EXERCISE DETAILS: Return each line that holds the word "React".

━━━━━━━━

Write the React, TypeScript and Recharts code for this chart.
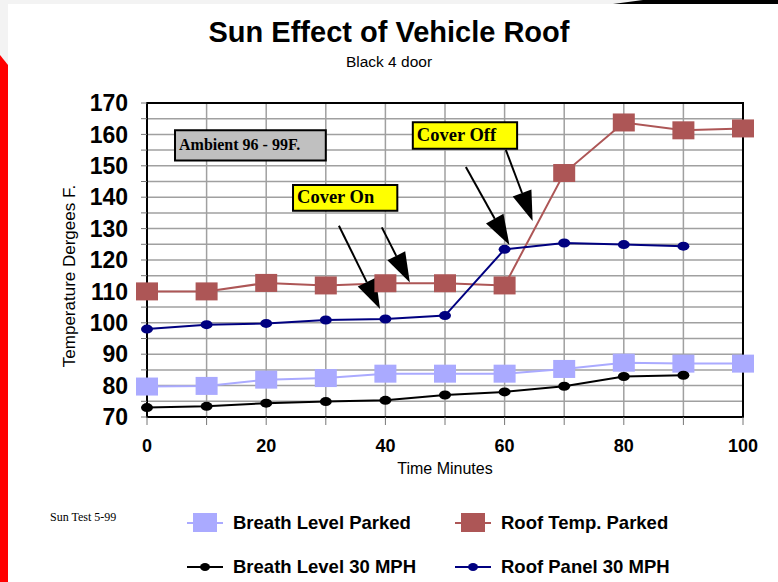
import React from 'react';
import { LineChart, Line, XAxis, YAxis, CartesianGrid, ReferenceArea, ReferenceLine } from 'recharts';

// readings taken every 10 minutes
const minutes = [0, 10, 20, 30, 40, 50, 60, 70, 80, 90, 100];
const breathParked = [79.7, 79.9, 81.9, 82.4, 83.8, 83.8, 83.8, 85.3, 87.3, 87, 87];
const roofParked = [110, 110, 112.7, 111.9, 112.6, 112.6, 111.9, 147.7, 163.8, 161.3, 161.9];
const breath30 = [73, 73.4, 74.4, 74.9, 75.3, 77, 78, 79.8, 82.9, 83.3, null];
const roof30 = [98, 99.4, 99.8, 100.9, 101.2, 102.3, 123.4, 125.4, 124.9, 124.4, null];

const xTicks = [0, 10, 20, 30, 40, 50, 60, 70, 80, 90, 100];
const yTicks = [70, 75, 80, 85, 90, 95, 100, 105, 110, 115, 120, 125, 130, 135, 140, 145, 150, 155, 160, 165, 170];

const data = minutes.map((m, i) => ({
    minute: m,
    breathParked: breathParked[i],
    roofParked: roofParked[i],
    breath30: breath30[i],
    roof30: roof30[i],
}));

const series = [
    { key: 'breathParked', name: 'Breath Level Parked', color: '#aaaaff', marker: 'square' },
    { key: 'roofParked', name: 'Roof Temp. Parked', color: '#ad5656', marker: 'square' },
    { key: 'breath30', name: 'Breath Level 30 MPH', color: '#000000', marker: 'dot' },
    { key: 'roof30', name: 'Roof Panel 30 MPH', color: '#000080', marker: 'dot' },
];

// callout boxes and arrows, in chart units
const notes = [
    { text: 'Ambient 96 - 99F.', x1: 4.7, x2: 30, y1: 151.7, y2: 161.3, fill: '#c0c0c0', size: 16 },
    { text: 'Cover On', x1: 24.5, x2: 42, y1: 135.7, y2: 143.9, fill: '#ffff00', size: 18.5 },
    { text: 'Cover Off', x1: 44.6, x2: 62.1, y1: 155.4, y2: 163.9, fill: '#ffff00', size: 18.5 },
];
const arrows = [
    { from: [32.2, 130.9], to: [39.1, 104.4] },
    { from: [39.4, 130.4], to: [44.1, 112.8] },
    { from: [53.5, 149.6], to: [60.8, 124.8] },
    { from: [60.2, 155.1], to: [64.7, 132.4] },
];

const markerFor = (color: string, marker: string) => (props: any) => {
    const { cx, cy, index } = props;
    if (cx == null || cy == null || props.value == null) return <g key={index} />;
    if (marker === 'square') {
        return <rect key={index} x={cx - 11} y={cy - 9} width={22} height={18} fill={color} />;
    }
    return <ellipse key={index} cx={cx} cy={cy} rx={6} ry={4.5} fill={color} />;
};

const Arrow = (props: any) => {
    const { x1, y1, x2, y2 } = props;
    const dx = x2 - x1;
    const dy = y2 - y1;
    const len = Math.hypot(dx, dy) || 1;
    const ux = dx / len;
    const uy = dy / len;
    const bx = x2 - ux * 30;
    const by = y2 - uy * 30;
    const px = -uy * 10;
    const py = ux * 10;
    return (
        <g>
            <line x1={x1} y1={y1} x2={bx} y2={by} stroke="#000" strokeWidth={2} />
            <polygon points={`${x2},${y2} ${bx + px},${by + py} ${bx - px},${by - py}`} fill="#000" />
        </g>
    );
};

const noteLabel = (text: string, size: number) => (p: any) => {
    const vb = p.viewBox || {};
    return (
        <text
            x={vb.x + 4}
            y={vb.y + vb.height / 2 + size * 0.3}
            fontFamily="'Liberation Serif', 'Times New Roman', serif"
            fontWeight="bold"
            fontSize={size}
            fill="#000"
        >
            {text}
        </text>
    );
};

const LegendIcon = ({ color, marker }: { color: string; marker: string }) => (
    <svg width={36} height={24}>
        <line x1={0} y1={12} x2={36} y2={12} stroke={color} strokeWidth={2} />
        {marker === 'square' ? (
            <rect x={6} y={2} width={24} height={19} fill={color} />
        ) : (
            <ellipse cx={18} cy={12} rx={5} ry={4} fill={color} />
        )}
    </svg>
);

export default function App() {
    return (
        <div
            style={{
                position: 'absolute',
                left: 0,
                top: 0,
                width: 778,
                height: 582,
                background: '#fff',
                overflow: 'hidden',
                fontFamily: "'Liberation Sans', Arial, sans-serif",
            }}
        >
            <svg width={778} height={582} style={{ position: 'absolute', left: 0, top: 0 }}>
                <rect x={0} y={0} width={778} height={4} fill="#f3f3f3" />
                <rect x={0} y={0} width={8} height={582} fill="#f3f3f3" />
                <polygon points="0,55 8,65 8,582 0,582" fill="#ff0000" />
                <polygon points="643,0 778,0 778,4 613,4" fill="#000" />
            </svg>

            <div style={{ position: 'absolute', top: 16, width: 778, textAlign: 'center', fontSize: 29, fontWeight: 'bold' }}>
                Sun Effect of Vehicle Roof
            </div>
            <div style={{ position: 'absolute', top: 53, width: 778, textAlign: 'center', fontSize: 15.5 }}>
                Black 4 door
            </div>

            <div style={{ position: 'absolute', left: 0, top: 0 }}>
                <LineChart width={778} height={582} data={data} margin={{ top: 103, right: 35, left: 0, bottom: 105 }}>
                    <CartesianGrid stroke="#a0a0a0" strokeWidth={1.5} />
                    <XAxis
                        dataKey="minute"
                        type="number"
                        domain={[0, 100]}
                        ticks={xTicks}
                        interval={0}
                        height={60}
                        tickFormatter={(v: number) => (v % 20 === 0 ? String(v) : '')}
                        tick={{ fontSize: 18, fontWeight: 'bold', fill: '#000' }}
                        tickSize={8}
                        tickMargin={14}
                        axisLine={{ stroke: '#000', strokeWidth: 2 }}
                        tickLine={{ stroke: '#777' }}
                        label={(p: any) => {
                            const vb = p.viewBox || {};
                            return (
                                <text x={vb.x + vb.width / 2} y={vb.y + 57} textAnchor="middle" fontSize={16} fill="#000">
                                    Time Minutes
                                </text>
                            );
                        }}
                    />
                    <YAxis
                        type="number"
                        domain={[70, 170]}
                        ticks={yTicks}
                        interval={0}
                        width={147}
                        tickFormatter={(v: number) => (v % 10 === 0 ? String(v) : '')}
                        tick={{ fontSize: 23, fontWeight: 'bold', fill: '#000' }}
                        tickSize={6}
                        tickMargin={13}
                        axisLine={{ stroke: '#000', strokeWidth: 2 }}
                        tickLine={{ stroke: '#777' }}
                        label={(p: any) => {
                            const vb = p.viewBox || {};
                            const cx = vb.x + vb.width / 2 - 4;
                            const cy = vb.y + vb.height / 2 + 16;
                            return (
                                <text
                                    x={cx}
                                    y={cy}
                                    transform={`rotate(-90, ${cx}, ${cy})`}
                                    textAnchor="middle"
                                    dominantBaseline="central"
                                    fontSize={17}
                                    fill="#000"
                                >
                                    Temperature Dergees F.
                                </text>
                            );
                        }}
                    />
                    <ReferenceArea x1={0} x2={100} y1={70} y2={170} fill="none" stroke="#000" strokeWidth={2} fillOpacity={0} />
                    {series.map((s) => (
                        <Line
                            key={s.key}
                            type="linear"
                            dataKey={s.key}
                            name={s.name}
                            stroke={s.color}
                            strokeWidth={2}
                            dot={markerFor(s.color, s.marker)}
                            activeDot={false}
                            isAnimationActive={false}
                        />
                    ))}
                    {notes.map((n) => (
                        <ReferenceArea
                            key={n.text}
                            x1={n.x1}
                            x2={n.x2}
                            y1={n.y1}
                            y2={n.y2}
                            fill={n.fill}
                            fillOpacity={1}
                            stroke="#000"
                            strokeWidth={2}
                            label={noteLabel(n.text, n.size)}
                        />
                    ))}
                    {arrows.map((a, i) => (
                        <ReferenceLine
                            key={i}
                            segment={[{ x: a.from[0], y: a.from[1] }, { x: a.to[0], y: a.to[1] }]}
                            shape={Arrow}
                        />
                    ))}
                </LineChart>
            </div>

            <div
                style={{
                    position: 'absolute',
                    left: 50,
                    top: 510,
                    fontFamily: "'Liberation Serif', 'Times New Roman', serif",
                    fontSize: 12,
                }}
            >
                Sun Test 5-99
            </div>

            <div
                style={{
                    position: 'absolute',
                    left: 187,
                    top: 501,
                    display: 'grid',
                    gridTemplateColumns: '268px auto',
                    gridAutoRows: '44px',
                    alignItems: 'center',
                }}
            >
                {series.map((s) => (
                    <div key={s.key} style={{ display: 'flex', alignItems: 'center' }}>
                        <LegendIcon color={s.color} marker={s.marker} />
                        <span style={{ marginLeft: 10, fontSize: 18.5, fontWeight: 'bold' }}>{s.name}</span>
                    </div>
                ))}
            </div>
        </div>
    );
}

━━━━━━━━

FULL RESPONSE:
Write the React, TypeScript and Recharts code for this chart.
import React from 'react';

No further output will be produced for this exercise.